In a surprise announcement from his studio window to faithful standing below in St. Peter’s Square, Francis said the churchmen would be elevated to a cardinal’s rank in a ceremony Nov. 28.
The selection of Gregory won praise from LGBTQ advocates in the United States, days after Pope Francis grabbed headlines for voicing support for civil unions for gay couples, according to the Associated Press.
Other new cardinals include an Italian who is the long-time papal preacher at the Vatican, the Rev. Raniero Cantalamessa, who is a Franciscan friar; the Kigali, Rwanda, Archbishop Antoine Kambanda; the Capiz, Philippines, Archbishop Jose Feurte Advincula, and the Santiago, Chile, Archbishop Celestino Aos Braco.
The prestigious Washington archdiocese traditionally brings elevation to cardinal’s rank, so the appointment of Gregory, 73, last year by the pope had positioned him to be tapped for the honor, the wire service reported.
Still, the timing of his rise to cardinal is noteworthy, coming in the thick of increased U.S. attention on racial injustice following the police killing of George Floyd, a Black man, in Minnesota this year. Gregory was publicly critical of U.S. President Donald Trump’s visit to the St. John Paul II National Shrine in Washington a day after civil rights demonstrators were forcibly cleared from a square to facilitate the president’s visit to an Episcopal church in the U.S. capital.
Gregory has had his pulse on factions in the U.S. Catholic Church, which has both strong conservative and liberal veins since he served three times as the head of the U.S. Conference of Bishops, the AP reported.
Conservative prelates in the United States have openly lambasted Francis for his more liberal stands, including his support for same-sex civil unions that came out in a new documentary this week.
Gregory said in a statement that becoming a cardinal would allow him to work more closely with the pontiff in caring for the Catholic Church.
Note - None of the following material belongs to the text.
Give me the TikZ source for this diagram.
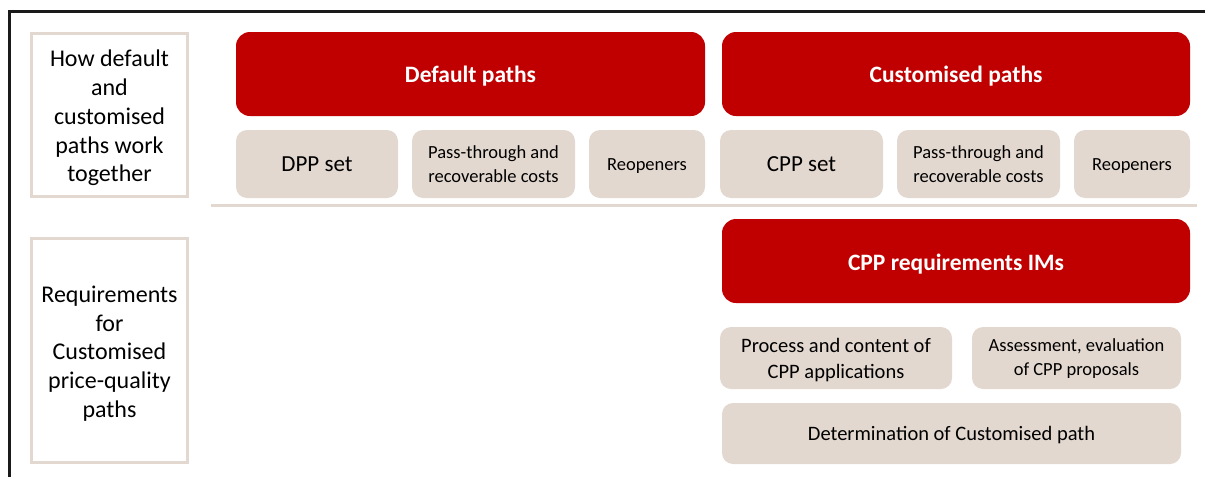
\documentclass[tikz,border=0pt]{standalone}
\usepackage{fontspec}
\setmainfont{Carlito}
\definecolor{dred}{HTML}{C00000}
\definecolor{beige}{HTML}{E3D8CF}
\definecolor{frm}{HTML}{1A1A1A}
\tikzset{
  redbox/.style={fill=dred, draw=none, rounded corners=14pt, inner sep=0pt},
  redtext/.style={text=white, font=\fontsize{23.5}{26}\selectfont\bfseries, inner sep=0pt},
  tanbox/.style={fill=beige, draw=none, rounded corners=11pt, inner sep=0pt},
  tantext/.style={text=black, align=center, inner sep=0pt},
  sidebox/.style={draw=beige, line width=3pt, fill=white, inner sep=0pt},
  sidetext/.style={align=center, inner sep=0pt, font=\fontsize{24}{28.8}\selectfont},
}
\newcommand{\bx}[8]{% name, box style, text style, x1, y1, x2, y2, text
  \node[#2, minimum width={#6-#4}, minimum height={#7-#5}] (#1) at ({(#4+#6)/2},{-(#5+#7)/2}) {};
  \node[#3] (#1t) at ([yshift=-2pt]#1.center) {#8};}
\begin{document}
\begin{tikzpicture}[x=1pt,y=1pt]
\useasboundingbox (0,0) rectangle (1205,-477);
\draw[frm, line width=3pt] (9.5,-477) -- (9.5,-11) -- (1205,-11);
% side boxes
\bx{s1}{sidebox}{sidetext, yshift=-1pt}{31.5}{33.5}{187.5}{196.5}{How default\\and\\customised\\paths work\\together}
\bx{s2}{sidebox}{sidetext, yshift=-1pt}{31.5}{238.5}{187.5}{462.5}{Requirements\\for\\Customised\\price-quality\\paths}
% separator
\draw[beige, line width=3pt] (211,-205) -- (1197,-205);
% red headers
\bx{dp}{redbox}{redtext}{236}{32}{705}{116}{Default paths}
\bx{cp}{redbox}{redtext}{722}{32}{1190}{116}{Customised paths}
\bx{cr}{redbox}{redtext, yshift=-1pt}{722}{219}{1190}{303}{CPP requirements IMs}
% tan row
\bx{dpp}{tanbox}{tantext, yshift=2pt, font=\fontsize{23}{27}\selectfont}{236}{130}{398}{198}{DPP set}
\bx{pt1}{tanbox}{tantext, yshift=1.5pt, font=\fontsize{18.5}{24}\selectfont}{412}{130}{575}{198}{Pass-through and\\recoverable costs}
\bx{ro1}{tanbox}{tantext, font=\fontsize{18.5}{22}\selectfont}{589}{130}{705}{198}{Reopeners}
\bx{cpp}{tanbox}{tantext, yshift=2pt, font=\fontsize{23}{27}\selectfont}{720}{130}{883}{198}{CPP set}
\bx{pt2}{tanbox}{tantext, yshift=1.5pt, font=\fontsize{18.5}{24}\selectfont}{897}{130}{1060}{198}{Pass-through and\\recoverable costs}
\bx{ro2}{tanbox}{tantext, font=\fontsize{18.5}{22}\selectfont}{1074}{130}{1190}{198}{Reopeners}
% requirements
\bx{pc}{tanbox}{tantext, font=\fontsize{20.5}{25.5}\selectfont}{720}{327}{952}{389}{Process and content of\\CPP applications}
\bx{ae}{tanbox}{tantext, yshift=1pt, font=\fontsize{18.5}{24}\selectfont}{972}{327}{1181}{389}{Assessment, evaluation\\of CPP proposals}
\bx{dt}{tanbox}{tantext, font=\fontsize{20.5}{24}\selectfont}{722}{403}{1181}{464}{Determination of Customised path}
\end{tikzpicture}
\end{document}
While Gregory headed the Atlanta diocese earlier in his career, he wrote positively in a column about his conversations with Catholic parents of LGBTQ children. An advocate for LGBTQ Catholics, Francis DeBernardo, told The Associated Press that choosing Gregory for a cardinal’s post signals Francis wants “LGBTQ people to be part of the church, and he wants church people to respect them.”
Gregory, who was born in Chicago, was appointed on Dec. 29, 1993, by Pope John Paul II as the seventh bishop of Belleville. He was installed on Feb. 10, 1994.
Pope John Paul II named Bishop Gregory the seventh Archbishop of Atlanta on Dec. 9, 2004. His installation took place Jan. 17, 2005.
From 2001 to 2004, he served as the president of the USCCB, the first African-American to head an episcopal conference,[ as Vice President from 1998 to 2001 and also chairman of several committees. During his presidency, the American bishops issued the “Charter for the Protection of Children and Young People” in response to Roman Catholic sex abuse cases. He is also a member of the board of trustees at The Catholic University of America. In 2002, in recognition of his handling of the sex abuse scandal with repeated apologies and the defrocking of priests, he was chosen as Time’s Person of the Week.[12]